How design communicates credibility
Credibility in a professional services context is perceived before it is evaluated. A potential client arrives at a firm's website and forms a first impression in seconds — an impression that either confirms the expectation the firm's reputation set or creates a gap between the reputation and the reality. That first impression is produced almost entirely by design: the visual quality of the interface, the clarity of the structure, the confidence of the hierarchy.
Generic design communicates generic credibility. A website that looks like it was produced from a category template — with the same section structure, the same stock photography style, the same typeface choices as every other firm in the market — communicates that the firm does not distinguish itself from its competitors. That is a damaging signal to send to a sophisticated buyer who is specifically trying to identify which firm is different in ways that matter to them.
Precise, considered design communicates that the firm produces precise, considered work. The relationship is not logical — design quality is not correlated with professional expertise — but it is consistent. High-quality buyers make inferences from quality signals. The website is a quality signal.

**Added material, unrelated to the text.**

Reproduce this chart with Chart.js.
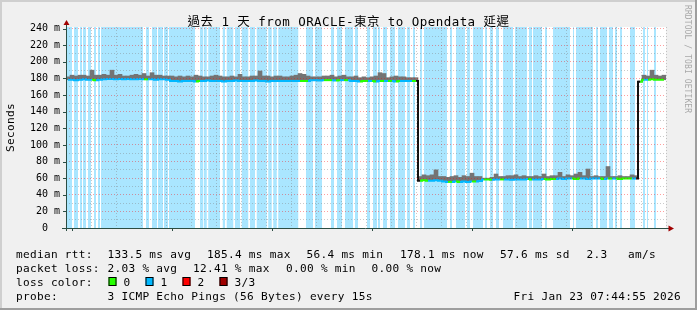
<!DOCTYPE html>
<html>
<head>
<meta charset="utf-8">
<script src="https://cdn.jsdelivr.net/npm/chart.js@4"></script>
<style>
html,body{margin:0;padding:0;background:#f0f0f0;}
canvas{display:block;}
</style>
</head>
<body>
<canvas id="myChart" width="697" height="310"></canvas>
<script>
// x values are hours counted from Thu 00:00, y values are milliseconds
var startHour = 7.75, endHour = 31.75;
var yMax = 242;
var firstBucket = 7.83, bucketStep = 0.16;   // 9.6 min buckets, centre of the first one

var median = [
  178.5,178.5,178,178.5,179,178.5,178.5,178,178.5,
  179,179.5,179.5,179,179.5,179,179.5,179,179,179.5,179,179,179,178.5,179,179,178.5,
  177,177,176.5,177,177,177,176.5,177,177,177.5,177,177,177,176.5,177,177,177.5,177,177,177,177,177.5,177,177,176.5,177,177,177,177,177,177,177,177,177,177,
  178,178,177.5,178,178,178,177.5,178,178,178,
  177,177,176.5,177,177,177,176.5,177,177,177,177,176.5,177,177,177,177,177,
  57,57.5,57,57,57.5,57,
  56,55.5,55.5,56,55.5,56,55.5,56,56,56.5,
  58.5,58.5,58,58.5,58.5,58.5,58.5,58,58.5,58.5,58.5,59,58.5,58.5,58.5,59,58.5,59,
  59,59.5,59,59.5,59.5,59,59.5,59.5,59,59.5,59.5,59.5,59,59.5,59.5,59.5,59,59.5,59.5,59.5,59.5,
  176,178.5,178.5,179,178.5,178.5,178.5
];

var smokeTop = [
  182,184,183,184,184,183,190,184,184,185,184,190,184,185,183,183,184,185,184,186,183,187,184,184,183,183,183,182,183,182,183,182,184,183,182,
  182,183,184,183,182,182,183,182,185,182,182,183,183,189,183,183,182,183,183,182,182,183,184,186,185,183,182,182,182,183,183,184,182,183,184,182,182,183,
  181,182,181,182,183,187,186,181,182,183,182,182,181,181,181,
  62,64,63,64,70,62,62,61,62,63,61,63,62,66,62,62,60,60,61,65,62,62,63,63,64,62,63,62,62,63,62,65,62,63,63,67,62,64,63,65,67,63,71,62,63,62,62,74,62,62,63,62,62,64,63,
  177,184,183,190,184,183,184
];

// time spans (hours) where one of the three pings was lost
var lossSpans = [
  [7.79,7.99],[8.07,8.23],[8.31,8.39],[8.43,8.55],[8.63,8.75],[8.87,8.95],[9.03,9.11],[9.15,10.83],
  [10.95,11.07],[11.19,11.39],[11.43,11.63],[11.67,11.83],[11.87,12.91],
  [13.11,13.24],[13.27,13.38],[13.44,13.91],[14.02,14.11],[14.18,14.44],[14.51,14.71],[14.78,15.04],
  [15.11,15.31],[15.38,15.78],[15.84,15.98],[16.04,16.18],[16.24,17.04],
  [17.35,17.63],[17.71,17.99],[18.35,18.47],[18.59,18.79],[18.91,19.23],
  [19.31,19.43],[19.59,19.63],[19.79,19.91],[20.03,20.19],[20.23,20.31],[20.43,20.59],[20.71,20.91],
  [21.03,21.31],[21.39,21.51],[21.63,21.71],[21.79,21.83],[21.91,21.99],
  [22.07,22.99],[23.11,23.19],[23.35,23.71],[23.79,23.91],[24.03,24.43],[24.51,24.59],[24.71,24.83],
  [24.95,25.07],[25.23,25.63],[25.71,26.19],[26.27,26.39],[26.43,26.79],[26.91,26.99],[27.23,27.91],
  [28.03,28.07],[28.15,28.83],[28.95,29.03],[29.11,29.39],[29.47,29.63],[29.71,29.79],[29.91,29.99],
  [30.31,30.51],[30.83,30.91],[30.99,31.03],[31.27,31.35]
];

var xTickHours = [8, 12, 16, 20, 24, 28];
var xTickLabels = ['Thu 08:00', 'Thu 12:00', 'Thu 16:00', 'Thu 20:00', 'Fri 00:00', 'Fri 04:00'];

var title = '過去 1 天 from ORACLE-東京 to Opendata 延遲';
var rttLegend = [['median rtt:', 16], ['133.5 ms avg', 107.5], ['185.4 ms max', 207], ['56.4 ms min', 306.5], ['178.1 ms now', 400], ['57.6 ms sd', 500], ['2.3', 586.5], ['am/s', 628]];
var lossLegend = [['packet loss:', 16], ['2.03 % avg', 107.5], ['12.41 % max', 193], ['0.00 % min', 286], ['0.00 % now', 371.5]];
var lossNames = ['0', '1', '2', '3/3'];
var lossColors = ['#26ff00', '#00b8ff', '#ff0000', '#a00000'];
var probeText = '3 ICMP Echo Pings (56 Bytes) every 15s';
var dateText = 'Fri Jan 23 07:44:55 2026';

var mono = '"DejaVu Sans Mono", "Noto Sans CJK TC", monospace';

function lossAt(h) {
  var a = h - bucketStep / 2, b = h + bucketStep / 2, over = 0;
  for (var k = 0; k < lossSpans.length; k++) {
    var s = lossSpans[k];
    over += Math.max(0, Math.min(b, s[1]) - Math.max(a, s[0]));
  }
  return over >= bucketStep / 2;
}

var lossPoints = [];
lossSpans.forEach(function(s) {
  lossPoints.push({x: s[0], y: 0}, {x: s[0], y: yMax}, {x: s[1], y: yMax}, {x: s[1], y: 0});
});
var medianPoints = median.map(function(v, i) { return {x: firstBucket + bucketStep * i, y: v}; });
var smokePoints = smokeTop.map(function(v, i) { return {x: firstBucket + bucketStep * i, y: [median[i], v]}; });

var frame = {
  id: 'frame',
  beforeDraw: function(chart) {
    var c = chart.ctx, a = chart.chartArea;
    c.save();
    c.fillStyle = '#f0f0f0'; c.fillRect(0, 0, 697, 310);
    c.fillStyle = '#cfcfcf'; c.fillRect(0, 0, 697, 2); c.fillRect(0, 0, 2, 310);
    c.fillStyle = '#9e9e9e'; c.fillRect(0, 308, 697, 2); c.fillRect(695, 0, 2, 310);
    c.fillStyle = '#ffffff'; c.fillRect(a.left, a.top, a.right - a.left, a.bottom - a.top);
    c.restore();
  },
  afterDraw: function(chart) {
    var c = chart.ctx, a = chart.chartArea, xs = chart.scales.x, ys = chart.scales.y;
    c.save();
    // axes and ticks
    c.strokeStyle = '#2c4d43'; c.lineWidth = 1;
    c.beginPath();
    c.moveTo(62, a.bottom + 0.5); c.lineTo(669, a.bottom + 0.5);
    c.moveTo(a.left + 0.5, a.bottom + 3); c.lineTo(a.left + 0.5, 23);
    for (var v = 20; v <= 240; v += 20) {
      var y = Math.round(ys.getPixelForValue(v)) + 0.5;
      c.moveTo(a.left - 3, y); c.lineTo(a.left, y);
    }
    xTickHours.forEach(function(h) {
      var x = Math.round(xs.getPixelForValue(h)) + 0.5;
      c.moveTo(x, a.bottom); c.lineTo(x, a.bottom + 3);
    });
    c.stroke();
    c.fillStyle = '#a00000';
    c.beginPath(); c.moveTo(a.left + 0.5, 20); c.lineTo(a.left - 2.5, 25); c.lineTo(a.left + 3.5, 25); c.closePath(); c.fill();
    c.beginPath(); c.moveTo(674, a.bottom + 0.5); c.lineTo(668.5, a.bottom - 2.5); c.lineTo(668.5, a.bottom + 3.5); c.closePath(); c.fill();

    // title
    c.fillStyle = '#000';
    c.textAlign = 'center'; c.textBaseline = 'alphabetic';
    c.font = '12.5px ' + mono; c.letterSpacing = '0.45px';
    c.fillText(title, 348.5, 26);

    // legend
    c.textAlign = 'left';
    c.font = '11.1px ' + mono; c.letterSpacing = '0.3px';
    rttLegend.forEach(function(t) { c.fillText(t[0], t[1], 258); });
    lossLegend.forEach(function(t) { c.fillText(t[0], t[1], 272); });
    c.fillText('loss color:', 16, 286);
    var boxX = [108.5, 145.5, 182.5, 219.5];
    lossNames.forEach(function(n, i) {
      c.fillStyle = lossColors[i]; c.fillRect(boxX[i], 277, 8, 9);
      c.strokeStyle = '#000'; c.strokeRect(boxX[i] + 0.5, 277.5, 7, 8);
      c.fillStyle = '#000'; c.fillText(n, boxX[i] + 15, 286);
    });
    c.fillText('probe:', 16, 300);
    c.fillText(probeText, 107.5, 300);
    c.textAlign = 'right';
    c.fillText(dateText, 681, 300);

    // unit label
    c.save();
    c.translate(11, (a.top + a.bottom) / 2);
    c.rotate(-Math.PI / 2);
    c.textAlign = 'center'; c.textBaseline = 'middle';
    c.fillText('Seconds', 0, 0);
    c.restore();

    // watermark
    c.save();
    c.translate(687.5, 5);
    c.rotate(Math.PI / 2);
    c.textAlign = 'left'; c.textBaseline = 'middle';
    c.font = '8px ' + mono; c.letterSpacing = '0.1px';
    c.fillStyle = '#a8a8a8';
    c.fillText('RRDTOOL / TOBI OETIKER', 0, 0);
    c.restore();
    c.restore();
  }
};

var ctx = document.getElementById('myChart').getContext('2d');
var myChart = new Chart(ctx, {
  type: 'line',
  data: {
    datasets: [
      {
        label: 'loss',
        data: lossPoints,
        fill: 'origin',
        backgroundColor: 'rgb(170,230,255)',
        borderWidth: 0,
        pointRadius: 0,
        order: 2
      },
      {
        type: 'bar',
        label: 'smoke',
        data: smokePoints,
        backgroundColor: '#747474',
        borderWidth: 0,
        barPercentage: 1,
        categoryPercentage: 1,
        grouped: false,
        order: 1
      },
      {
        label: 'median rtt',
        data: medianPoints,
        stepped: 'middle',
        borderWidth: 2,
        borderColor: lossColors[0],
        pointRadius: 0,
        fill: false,
        order: 0,
        segment: {
          borderColor: function(s) {
            if (Math.abs(s.p0.parsed.y - s.p1.parsed.y) > 30) return '#111';
            return lossAt(s.p0.parsed.x) ? lossColors[1] : lossColors[0];
          }
        }
      }
    ]
  },
  options: {
    responsive: false,
    animation: false,
    devicePixelRatio: 1,
    events: [],
    layout: {padding: {left: 0, top: 27, right: 31, bottom: 0}},
    plugins: {legend: {display: false}, tooltip: {enabled: false}, title: {display: false}},
    scales: {
      x: {
        type: 'linear',
        min: startHour,
        max: endHour,
        offset: false,
        afterFit: function(s) { s.height = 82; },
        grid: {
          z: 1,
          drawTicks: false,
          offset: false,
          color: function(c) { return c.tick && c.tick.value % 2 === 0 ? 'rgba(255,0,0,0.38)' : 'rgba(128,128,128,0.42)'; }
        },
        border: {display: false, dash: [1, 2]},
        ticks: {
          stepSize: 1,
          includeBounds: false,
          autoSkip: false,
          maxRotation: 0,
          minRotation: 0,
          padding: 4,
          color: '#000',
          font: {family: mono, size: 10},
          callback: function(v) {
            var k = xTickHours.indexOf(v);
            return k < 0 ? '' : xTickLabels[k];
          }
        }
      },
      y: {
        type: 'linear',
        min: 0,
        max: yMax,
        afterFit: function(s) { s.width = 66; },
        grid: {
          z: 1,
          drawTicks: false,
          color: function(c) { return c.tick && c.tick.value % 20 === 0 ? 'rgba(255,0,0,0.38)' : 'rgba(128,128,128,0.42)'; }
        },
        border: {display: false, dash: [1, 2]},
        ticks: {
          stepSize: 10,
          includeBounds: false,
          autoSkip: false,
          padding: 6,
          color: '#000',
          font: {family: mono, size: 10},
          callback: function(v) {
            if (v % 20 !== 0) return '';
            return v === 0 ? '0  ' : v + ' m';
          }
        }
      }
    }
  },
  plugins: [frame]
});
</script>
</body>
</html>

The professional services interface
A professional services website interface has specific requirements that distinguish it from consumer-facing design. The audience is sophisticated and time-constrained. They are not browsing — they are evaluating. They want to find specific information quickly: what the firm specialises in, whether it is appropriate for their situation, who specifically they would work with, and what the next step is.
The interface has to serve that evaluation process efficiently. That means a navigation structure that reflects the hierarchy of information the evaluating client needs, not the hierarchy of information the firm finds most impressive to present. It means practice area pages structured around client situations, not firm capabilities. It means team profiles that communicate relevant depth, not standard corporate biographies.
Navigation and content structure
The navigation structure of a professional services website is one of the most commercially important design decisions. Most firms organise navigation around internal categories — practice areas, sectors, people, news — which is sensible from an operational perspective but does not reflect how a potential client navigates the decision.
A potential client arriving with a specific problem to solve wants to quickly identify whether the firm is relevant to their situation. Navigation that allows them to find "firms that work with founder-led businesses in a restructuring situation" — through whatever combination of sector and situation pages that represents — is more useful than navigation that presents every practice area alphabetically.
How we work
We design professional services interfaces that serve the evaluating buyer's decision process — clear structure, appropriate visual authority, and a contact flow that converts conviction without creating friction. Every design decision is justified by its contribution to credibility or conversion.
What you get
- Full UX audit of the existing site against the buyer evaluation journey
- Navigation and information architecture — client-first structure
- Practice area page template — situation-led, outcome-focused
- Team profile design — depth-communicating, not biographical
- Contact flow design — low-friction, trust-consistent
- Full UI design — typography, spacing, visual system
- Developer handoff — complete specifications
A professional services interface that looks like the category looks like the competition. The firms that are chosen are the ones whose digital presence communicates, before anything is read, that they are different in ways that matter.